What you will do: Reproduce the listing word for word, leaving every picture behind.

----

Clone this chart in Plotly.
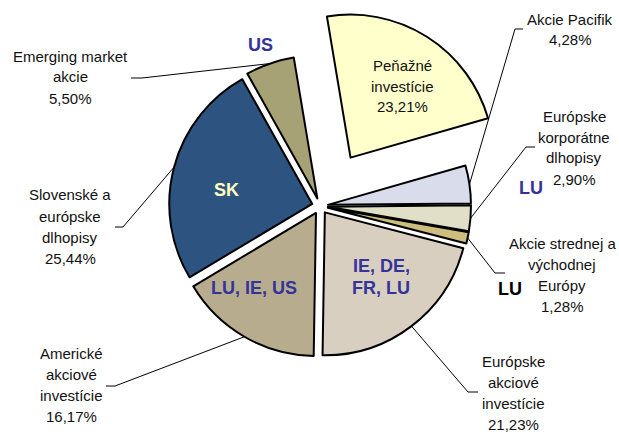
import math
import plotly.graph_objects as go

# Štruktúra portfólia - podiely jednotlivých typov aktív
nazvy = ["Peňažné investície", "Akcie Pacifik", "Európske korporátne dlhopisy",
         "Akcie strednej a východnej Európy", "Európske akciové investície",
         "Americké akciové investície", "Slovenské a európske dlhopisy",
         "Emerging market akcie"]
riadky = [["Peňažné", "investície"], ["Akcie Pacifik"], ["Európske", "korporátne", "dlhopisy"],
          ["Akcie strednej a", "východnej", "Európy"], ["Európske", "akciové", "investície"],
          ["Americké", "akciové", "investície"], ["Slovenské a", "európske", "dlhopisy"],
          ["Emerging market", "akcie"]]
podiely = [23.21, 4.28, 2.90, 1.28, 21.23, 16.17, 25.44, 5.50]
farby = ["#FFFFCC", "#D9DCEA", "#E2DFC9", "#CDBE7E", "#D8CFC0", "#B7AD8E", "#2D5481", "#A7A276"]
vysunutie = [0.4, 0.056, 0.056, 0.056, 0.056, 0.056, 0.056, 0.056]

# krajiny (domicil fondov)
krajiny = ["US", "SK", "LU, IE, US", "IE, DE,", "FR, LU", "LU", "LU"]

W, H = 619, 432
CX, CY, R = 320, 206, 143
ROT = -9.5
pol = R * (1 + max(vysunutie))


def px(x):
    return x / W


def py(y):
    return 1 - y / H


fig = go.Figure()
fig.add_trace(go.Pie(
    labels=nazvy, values=podiely, sort=False, direction="clockwise", rotation=ROT,
    pull=vysunutie, textinfo="none", hoverinfo="label+percent", showlegend=False,
    marker=dict(colors=farby, line=dict(color="black", width=2)),
    domain=dict(x=[px(CX - pol), px(CX + pol)], y=[py(CY + pol), py(CY - pol)])
))

# umiestnenie popisov: stred textu x, y prveho riadku, koniec vodiacej ciary (x, y, smer)
popis_pos = [
    (402, 65, None),
    (570, 19, (523, 29, -8)),
    (574, 116, (535, 147, -9)),
    (562, 243, (505, 273, -10)),
    (513, 361, (478, 392, -10)),
    (71, 353, (106, 386, 9)),
    (70, 195, (115, 227, 8)),
    (70, 56, (131, 78, 11)),
]

font = dict(family="Liberation Sans, Arial", size=15, color="#111111")
spolu = sum(podiely)
kum = 0
for i, v in enumerate(podiely):
    mid = math.radians(ROT + 360 * (kum + v / 2) / spolu)
    kum += v
    cx, y0, ciara = popis_pos[i]
    texty = riadky[i] + [f"{v:.2f}".replace(".", ",") + "%"]
    for j, t in enumerate(texty):
        fig.add_annotation(x=px(cx), y=py(y0 + j * 21), xref="paper", yref="paper",
                           xanchor="center", yanchor="middle",
                           text=t, showarrow=False, font=font)
    if ciara:
        hx, hy, d = ciara
        tx = CX + (1 + vysunutie[i]) * R * math.sin(mid)
        ty = CY - (1 + vysunutie[i]) * R * math.cos(mid)
        fig.add_shape(type="path", xref="paper", yref="paper",
                      path=f"M {px(hx)},{py(hy)} L {px(hx + d)},{py(hy)} L {px(tx)},{py(ty)}",
                      line=dict(color="black", width=1))

kraj_pos = [(260, 45, "#333399"), (226, 190, "#FFFFC0"), (254, 288, "#333399"),
            (381, 266, "#333399"), (381, 288, "#333399"), (531, 188, "#333399"),
            (510, 289, "black")]
for k, (x, y, c) in zip(krajiny, kraj_pos):
    fig.add_annotation(x=px(x), y=py(y), xref="paper", yref="paper", text=f"<b>{k}</b>",
                       xanchor="center", yanchor="middle", showarrow=False,
                       font=dict(family="Liberation Sans, Arial", size=18, color=c))

fig.update_layout(width=W, height=H, margin=dict(l=0, r=0, t=0, b=0),
                  paper_bgcolor="white", plot_bgcolor="white")

fig.write_html("out.html", config={"displayModeBar": False},
               post_script="document.body.style.margin = '0';")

----

Solution for this problem:
Clone this chart in Plotly.
import math
import plotly.graph_objects as go

# Štruktúra portfólia - podiely jednotlivých typov aktív
nazvy = ["Peňažné investície", "Akcie Pacifik", "Európske korporátne dlhopisy",
         "Akcie strednej a východnej Európy", "Európske akciové investície",
         "Americké akciové investície", "Slovenské a európske dlhopisy",
         "Emerging market akcie"]
riadky = [["Peňažné", "investície"], ["Akcie Pacifik"], ["Európske", "korporátne", "dlhopisy"],
          ["Akcie strednej a", "východnej", "Európy"], ["Európske", "akciové", "investície"],
          ["Americké", "akciové", "investície"], ["Slovenské a", "európske", "dlhopisy"],
          ["Emerging market", "akcie"]]
podiely = [23.21, 4.28, 2.90, 1.28, 21.23, 16.17, 25.44, 5.50]
farby = ["#FFFFCC", "#D9DCEA", "#E2DFC9", "#CDBE7E", "#D8CFC0", "#B7AD8E", "#2D5481", "#A7A276"]
vysunutie = [0.4, 0.056, 0.056, 0.056, 0.056, 0.056, 0.056, 0.056]

# krajiny (domicil fondov)
krajiny = ["US", "SK", "LU, IE, US", "IE, DE,", "FR, LU", "LU", "LU"]

W, H = 619, 432
CX, CY, R = 320, 206, 143
ROT = -9.5
pol = R * (1 + max(vysunutie))


def px(x):
    return x / W


def py(y):
    return 1 - y / H


fig = go.Figure()
fig.add_trace(go.Pie(
    labels=nazvy, values=podiely, sort=False, direction="clockwise", rotation=ROT,
    pull=vysunutie, textinfo="none", hoverinfo="label+percent", showlegend=False,
    marker=dict(colors=farby, line=dict(color="black", width=2)),
    domain=dict(x=[px(CX - pol), px(CX + pol)], y=[py(CY + pol), py(CY - pol)])
))

# umiestnenie popisov: stred textu x, y prveho riadku, koniec vodiacej ciary (x, y, smer)
popis_pos = [
    (402, 65, None),
    (570, 19, (523, 29, -8)),
    (574, 116, (535, 147, -9)),
    (562, 243, (505, 273, -10)),
    (513, 361, (478, 392, -10)),
    (71, 353, (106, 386, 9)),
    (70, 195, (115, 227, 8)),
    (70, 56, (131, 78, 11)),
]

font = dict(family="Liberation Sans, Arial", size=15, color="#111111")
spolu = sum(podiely)
kum = 0
for i, v in enumerate(podiely):
    mid = math.radians(ROT + 360 * (kum + v / 2) / spolu)
    kum += v
    cx, y0, ciara = popis_pos[i]
    texty = riadky[i] + [f"{v:.2f}".replace(".", ",") + "%"]
    for j, t in enumerate(texty):
        fig.add_annotation(x=px(cx), y=py(y0 + j * 21), xref="paper", yref="paper",
                           xanchor="center", yanchor="middle",
                           text=t, showarrow=False, font=font)
    if ciara:
        hx, hy, d = ciara
        tx = CX + (1 + vysunutie[i]) * R * math.sin(mid)
        ty = CY - (1 + vysunutie[i]) * R * math.cos(mid)
        fig.add_shape(type="path", xref="paper", yref="paper",
                      path=f"M {px(hx)},{py(hy)} L {px(hx + d)},{py(hy)} L {px(tx)},{py(ty)}",
                      line=dict(color="black", width=1))

kraj_pos = [(260, 45, "#333399"), (226, 190, "#FFFFC0"), (254, 288, "#333399"),
            (381, 266, "#333399"), (381, 288, "#333399"), (531, 188, "#333399"),
            (510, 289, "black")]
for k, (x, y, c) in zip(krajiny, kraj_pos):
    fig.add_annotation(x=px(x), y=py(y), xref="paper", yref="paper", text=f"<b>{k}</b>",
                       xanchor="center", yanchor="middle", showarrow=False,
                       font=dict(family="Liberation Sans, Arial", size=18, color=c))

fig.update_layout(width=W, height=H, margin=dict(l=0, r=0, t=0, b=0),
                  paper_bgcolor="white", plot_bgcolor="white")

fig.write_html("out.html", config={"displayModeBar": False},
               post_script="document.body.style.margin = '0';")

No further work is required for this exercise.